As such, the importance of creating and fostering a productive, collaborative, and creative spirit in a remote Content Operations team has never been more relevant.
What to do?
There are a lot of different elements to consider. Content is, by nature, a collaborative and creative endeavour. So not only do you need to manage a team's personalities, strengths, and challenges, but you need to do it while developing and fostering a content-focused team culture.
Build a strong foundation
I begin with people management. People are people, regardless of where they are located or how they work. In my experience, putting people first builds a strong foundation, upon which you can layer effective Content Operations techniques.
Here are a few people management techniques that I’ve found to be especially helpful:
Candour: Be open and honest with your people. Make sure everyone on your team recognizes that you are all, first and foremost, a team of humans. Cultivate a team culture that embraces all facets of the human spirit, in good times and bad.
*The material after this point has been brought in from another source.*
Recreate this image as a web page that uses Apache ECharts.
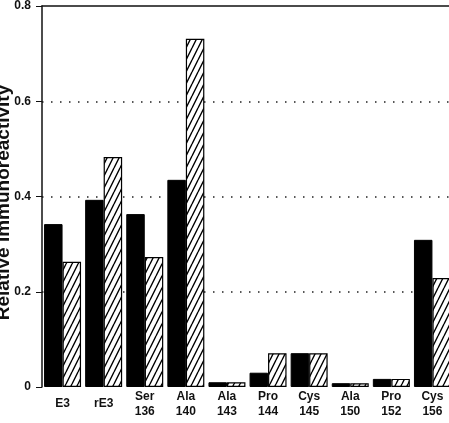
<!DOCTYPE html>
<html>
<head>
    <meta charset="utf-8">
    <title>Relative immunoreactivity</title>
    <script src="https://cdn.jsdelivr.net/npm/echarts@6/dist/echarts.min.js"></script>
    <style>
        html, body { margin: 0; padding: 0; background: #fff; }
        #container { width: 449px; height: 423px; }
    </style>
</head>
<body>
    <div id="container"></div>
    <script>
        // data
        var categories = ['E3', 'rE3', 'Ser\n136', 'Ala\n140', 'Ala\n143', 'Pro\n144', 'Cys\n145', 'Ala\n150', 'Pro\n152', 'Cys\n156'];
        var solidValues = [0.342, 0.393, 0.363, 0.435, 0.010, 0.030, 0.071, 0.008, 0.017, 0.309];
        var hatchedValues = [0.263, 0.483, 0.273, 0.731, 0.010, 0.071, 0.071, 0.008, 0.017, 0.229];
        var yTicks = ['0', '0.2', '0.4', '0.6', '0.8'];

        // diagonal hatch tile
        var tile = document.createElement('canvas');
        tile.width = 6;
        tile.height = 12;
        var ctx = tile.getContext('2d');
        ctx.fillStyle = '#fff';
        ctx.fillRect(0, 0, 6, 12);
        ctx.strokeStyle = '#000';
        ctx.lineWidth = 1.4;
        ctx.beginPath();
        ctx.moveTo(-6, 12); ctx.lineTo(0, 0);
        ctx.moveTo(0, 12); ctx.lineTo(6, 0);
        ctx.moveTo(6, 12); ctx.lineTo(12, 0);
        ctx.stroke();

        var dom = document.getElementById('container');
        var myChart = echarts.init(dom);

        var option = {
            animation: false,
            textStyle: { fontFamily: 'Liberation Sans, Arial, sans-serif' },
            grid: { left: 42, top: 6, width: 411, height: 381, outerBoundsMode: 'none', containLabel: false },
            xAxis: [
                {
                    type: 'category',
                    data: categories,
                    axisLine: { show: false },
                    axisTick: { show: false },
                    axisLabel: {
                        margin: 2,
                        interval: 0,
                        color: '#111',
                        fontSize: 12,
                        fontWeight: 'bold',
                        formatter: function (v) {
                            if (v.indexOf('\n') < 0) {
                                return '{one|' + v + '}';
                            }
                            return '{two|' + v.replace('\n', '}\n{two|') + '}';
                        },
                        rich: {
                            one: { lineHeight: 30, fontSize: 12, fontWeight: 'bold', color: '#111' },
                            two: { lineHeight: 15, fontSize: 12, fontWeight: 'bold', color: '#111' }
                        }
                    }
                },
                {
                    type: 'category',
                    position: 'top',
                    data: categories,
                    axisLine: { show: true, lineStyle: { color: '#111', width: 1.5 } },
                    axisTick: { show: false },
                    axisLabel: { show: false }
                }
            ],
            yAxis: {
                type: 'value',
                min: 0,
                max: 0.8,
                interval: 0.2,
                name: 'Relative immunoreactivity',
                nameLocation: 'middle',
                nameGap: 29,
                nameMoveOverlap: false,
                nameTextStyle: { fontSize: 19, fontWeight: 'bold', color: '#111', padding: [0, 12, 0, 0] },
                axisLine: { show: true, lineStyle: { color: '#111', width: 1.5 } },
                axisTick: { show: true, length: 6, lineStyle: { color: '#111', width: 1 } },
                axisLabel: {
                    margin: 11,
                    color: '#111',
                    fontSize: 12,
                    fontWeight: 'bold',
                    formatter: function (v) {
                        return yTicks[Math.round(v / 0.2)];
                    }
                },
                splitLine: {
                    show: true,
                    showMinLine: false,
                    showMaxLine: false,
                    lineStyle: { color: '#222', width: 1.5, type: [1.5, 7.5] }
                }
            },
            series: [
                {
                    type: 'bar',
                    data: solidValues,
                    barGap: '0%',
                    barCategoryGap: '10%',
                    itemStyle: { color: '#000', borderColor: '#000', borderWidth: 1 }
                },
                {
                    type: 'bar',
                    data: hatchedValues,
                    barGap: '0%',
                    barCategoryGap: '10%',
                    itemStyle: {
                        color: { image: tile, repeat: 'repeat' },
                        borderColor: '#000',
                        borderWidth: 1.2
                    }
                }
            ]
        };

        myChart.setOption(option);
    </script>
</body>
</html>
Respect: Respect your people and where they are coming from, both personally and professionally. Meet each individual where they are and grow them from there. Understand and show empathy that remote work (whether new or normal) has its own set of challenges that everyone will deal with and adapt to in their own time and their own way. Create a safe and positive workspace and provide resources to help with that adaptation.
Self-care: Burnout is a real thing, whether people are working locally or remotely. Encourage your team to practice self-care, whatever that looks like for them. Set a good example by practicing your own self-care. Create space for people to stretch themselves personally and professionally, to rejuvenate, and to think creatively. A burned-out team member is not creative, collaborative, or effective.
Layer in elements of a content-focused team
Once these core people management techniques are fully embraced in your team, you can begin to create and foster a creative and collaborative Content Operations environment. Here are some of the more effective techniques I've used:
Critiques: These can be done formally or informally, in-person or online. Anything from a few sentences to an entire piece of content can be critiqued. Make sure there are ground rules around the critiques; a shared understanding that it is the work, not the person, being critiqued, and that everyone is coming to the critique from a place of positive and constructive feedback.
Pair-writing: Pair-writing sessions can happen through virtual whiteboard sessions, screenshare calls, or cloud-based document sharing platforms. Make sure there is an agreed-upon outcome and a shared understanding of user needs before the session gets started, and then let the collaboration begin!
Brainstorms: Writer's block happens to everyone. In my experience, there’s no better way to get unblocked than to spend some time with other writers, throwing ideas on a wall (literally or figuratively) and seeing what sticks. Brainstorms should be time-boxed and focused; but freeflowing and open to any and all ideas (there's no such thing as a bad idea during a brainstorming session). Virtual whiteboards, sticky-notes during video calls, or collaborative card writing software are all effective tools.
There's no better time to further explore these techniques, as the move to a remote workforce shows no sign of slowing down, and the need for good content produced by creative and efficient Content Operations teams has never been more real.